Taking Good Pictures
Introduction
Basic Composition


Aperture Control

 

The Aperture

The hole that lets light into the camera from the lens allow a great deal of control over how the picture looks.

Aperture settings can be a bit confusing. They are usually written in the form f/2.  Without worrying where the f/ comes from the number gives an indication of how wide or narrow the aperture opening is.  Slightly confusingly, a small number indicates a wide aperture, large numbers vise-versa.

So why play with the aperture apart from using it to allow you to get the shutter speed you want?  The aperture controls a property called the 'depth of field' (not to be confused with depth of focus - see lenses).  This is the range of distances from the camera over which subjects will look sharp.

For landscape photography it is common to use a small aperture (high f-number) because this keeps things in focus both close to and far away from the camera e.g. the tree nearby and the mountains in the distance.

 Examples

A realtively small aperture (large f-number) keeps both the shore in the forground and mountains in the distance sharp in this picture.

If you want to pick your subject out from the background you can use a wide aperture (low f-number).  With this set up, the subject you have focused the camera on will be sharp and things in front of or behind it will be blurred.  The wider the aparture the more extreme the effect.

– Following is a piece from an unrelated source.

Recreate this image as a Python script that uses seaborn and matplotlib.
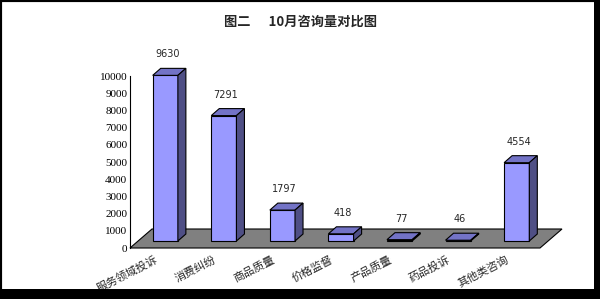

A wide aperture (f/3.5) picks this duck out from the background and forground.  Without this the duck might be lost against clutter in front of and behind it.  Also, because the aperture is so wide some parts of the duck are better focused than others.

Aperture Priority

Most modern SLR cameras have an aperture priority mode.  You select the aperture setting that you want and let the camera work out what shutter speed to use to get the correct exposure.  If you set a very small aperture bare in mind that the camera will have to use a very slow shutter and you might get blurred pictures.

This mode is useful if you have a certain depth of field in mind for a picture (see examples above), but don't want to have to mess around with the shutter setting every time you alter the aperture.